Мамочка наливала себе вина, и ей казалось, что все оборачивается к лучшему. Образ девушки, который рисовал ей разговорившийся сын, отгонял ее тревогу: девушка была молоденькой (ужасный призрак взрослой грешной женщины благополучно рассеивался), не слишком образованной (выходит, мамочка не должна опасаться силы ее влияния), и, наконец, Яромил, даже несколько подозрительно, подчеркивал достоинства ее простоты и симпатичности, из чего она заключила, что девушка далеко не из красавиц (а посему с тайным удовлетворением могла предположить, что сыновнее увлечение слишком долго не продлится).
Яромил почувствовал, что мамочка относится к образу рыжей девушки без неприязни, и был счастлив; он представил себе, как будет сидеть здесь за общим столом с мамочкой и рыжулей, с ангелом своего детства и ангелом своей возмужалости; это казалось ему прекрасным, как мир; мир между родным очагом и всем белым светом; мир под крылами двух ангелов.
После долгого времени мать и сын снова были благостно откровенны друг с другом. Они наперебой говорили о многом, но Яромил при этом не упускал из виду своей маленькой практической цели: права на свою комнату, куда он мог бы привести девушку и быть с нею там столько времени и так, как ему хотелось бы; ибо он понял, что по-настоящему взрослый лишь тот, кто свободно распоряжается каким-нибудь замкнутым пространством, где может делать все, что хочет, не будучи под чьим-то приглядом и чьим-то контролем. Так (окольным путем и осторожно) он и сказал мамочке: он, дескать, будет тем охотнее находиться дома, чем увереннее сможет считать себя здесь полновластным хозяином.
Но даже под вуалью вина мамочка оставалась бдительной тигрицей; она сразу смекнула, куда клонит сын: «Выходит, Яромил, ты не чувствуешь себя здесь хозяином?»
Яромил сказал, что дома ему очень хорошо, но он хотел бы иметь право позвать сюда кого хочет и жить дома так же самостоятельно, как живет рыжуля у своего квартирного хозяина.
Мамочка сообразила, что сейчас Яромил открывает перед ней большие возможности; ведь и у нее есть всякие почитатели, которых она отвергает, ибо боится осуждения сына. Не могла бы теперь и она, проявив малую толику ловкости, за Яромилову свободу купить крупицу свободы и для себя?
Но когда она представила Яромила с чужой женщиной в его детской комнате, в ней поднялось непреодолимое отвращение.

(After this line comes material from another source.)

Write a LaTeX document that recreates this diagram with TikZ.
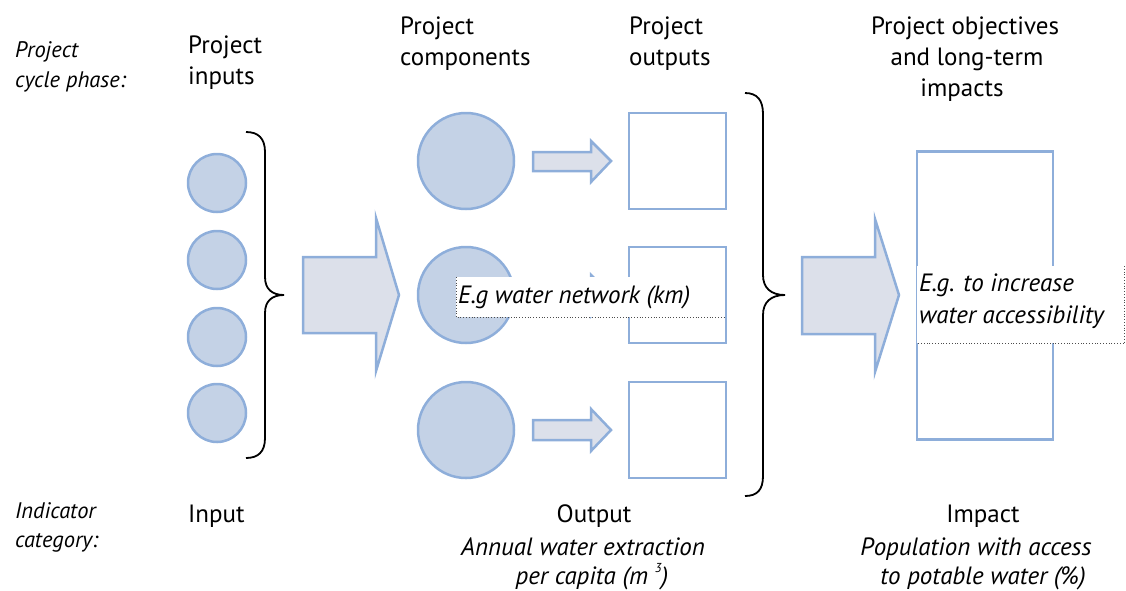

«Ты должен сознавать, что между матерью и квартирным хозяином есть некоторое различие», — сказала она обиженно и в ту же минуту поняла, что таким образом она и сама добровольно запрещает себе снова зажить жизнью женщины. Поняла, что ее омерзение к плотской жизни сына сильнее желания ее тела жить собственной жизнью, и это открытие ужаснуло ее.
Яромил, увлеченно преследовавший свою цель, не ощущал материнского настроя и, пользуясь тщетными доводами, продолжал уже проигранную борьбу. Только чуть позже он заметил, что по мамочкиному лицу текут слезы. Испугавшись, что обидел ангела своего детства, умолк. В зеркале мамочкиных слез его притязание на самостоятельность вдруг предстало перед ним как бесцеремонность, дерзость, даже бессовестное нахальство.
И мамочка была в отчаянии: она видела, как между нею и сыном опять разверзается пропасть. Она ничего не обретает, лишь опять все утрачивает! Она быстро обдумала, что предпринять, чтобы совсем не порвать эту драгоценную нить понимания с сыном; она взяла его за руку и, заливаясь слезами, сказала:
«Ах, Яромил, не сердись; мне больно оттого, что ты так ужасно изменился в последнее время».
«Почему изменился? Я ничуть не изменился, мамочка».
«Изменился. И скажу тебе, что меня особенно тревожит в этой перемене. Что ты уже не пишешь стихов. Ты писал такие прекрасные стихи, а теперь не пишешь, и это тревожит меня».